Cities were considered the opposite of that. The assumption was that urban environments were too contaminated, too full of industrial particles, for any genuine micrometeorite to be picked out. This was not idle caution. Magnetic spherules had been gathered from urban areas as far back as the 1940s, and studies in the 1950s concluded that those particular spherules were artificial. The lesson taken from that was that the city was a dead end.
The urban collection
That assumption was overturned, slowly, by a Norwegian musician. Jon Larsen, a guitarist with no formal background in the field, became interested in cosmic dust around 2009 after a tiny dark grain landed on a table where he was eating breakfast. He began collecting roof debris and sorting it, an effort he called Project Stardust.
The work was eventually taken up with professional researchers. In 2017, Matthew Genge of Imperial College London, with Larsen and two colleagues, published a paper in the journal Geology reporting around 500 micrometeorites recovered from urban rooftops, mostly in Norway. Because they had fallen recently, within roughly the previous six years, they were the youngest large micrometeorites collected up to that point.
The part the headlines skip
The story is often reduced to a simple instruction: run a magnet through your gutter and you will pull out meteorites. That oversells it considerably.
Almost everything magnetic in gutter grit is of human origin. Cities produce a steady supply of small metallic and glassy spheres: spray from welding, debris from grinding wheels and high-speed drills, residue from combustion. To a casual eye, and even to a magnet, these are indistinguishable from cosmic spherules. They are the imposters, and the title of Larsen’s first book, which pairs micrometeorites with their terrestrial imposters, makes the point plainly.
Telling the two apart is not a matter of looking harder. It requires laboratory analysis. In the 2017 study, particles were examined under a scanning electron microscope and measured by electron microprobe. A genuine cosmic spherule carries a specific chemical signature: the relative abundances of elements such as aluminium, calcium, titanium, magnesium, silicon and iron match those of chondritic meteorite material, and certain volatile elements are depleted in a way consistent with heating during atmospheric entry. That signature, not the magnetism and not the shape, is what confirms an extraterrestrial origin.

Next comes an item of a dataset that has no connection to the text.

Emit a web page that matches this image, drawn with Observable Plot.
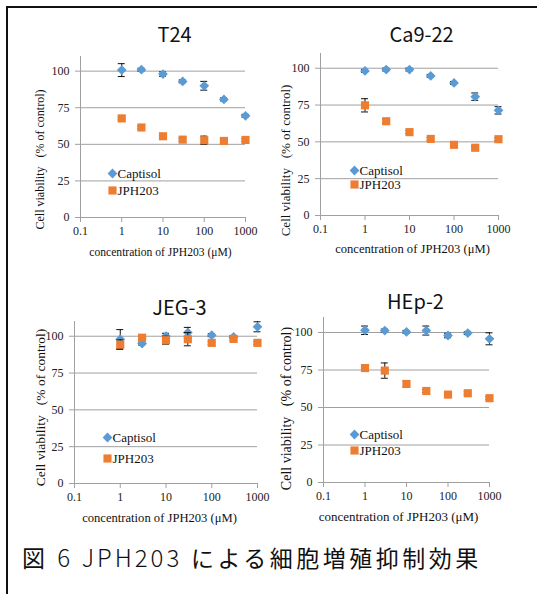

The genuine contribution of the urban work was not the discovery that space dust lands on roofs. That was always likely. It was the development of a reliable way to separate the real particles from a far larger population of convincing fakes.
Why the collection is worth having
Urban micrometeorites earn their place for a specific reason. Antarctic and deep-sea collections are difficult to reach and contain particles of varied and often considerable age. Rooftop particles are recent and their fall can be roughly dated, which makes them a clean modern reference sample.
That has a use beyond novelty. The 2017 paper noted that the proportions of different spherule types in the modern urban sample did not match the average seen in older deposits, which the authors read as a sign that the dust flux has not been constant through the recent geological past. A present-day sample gives one fixed point against which the older record can be compared.
The dust was always falling on cities. What changed was not the rain but the ability to find a few real grains of it in the noise of everything else a city sheds onto its own roofs.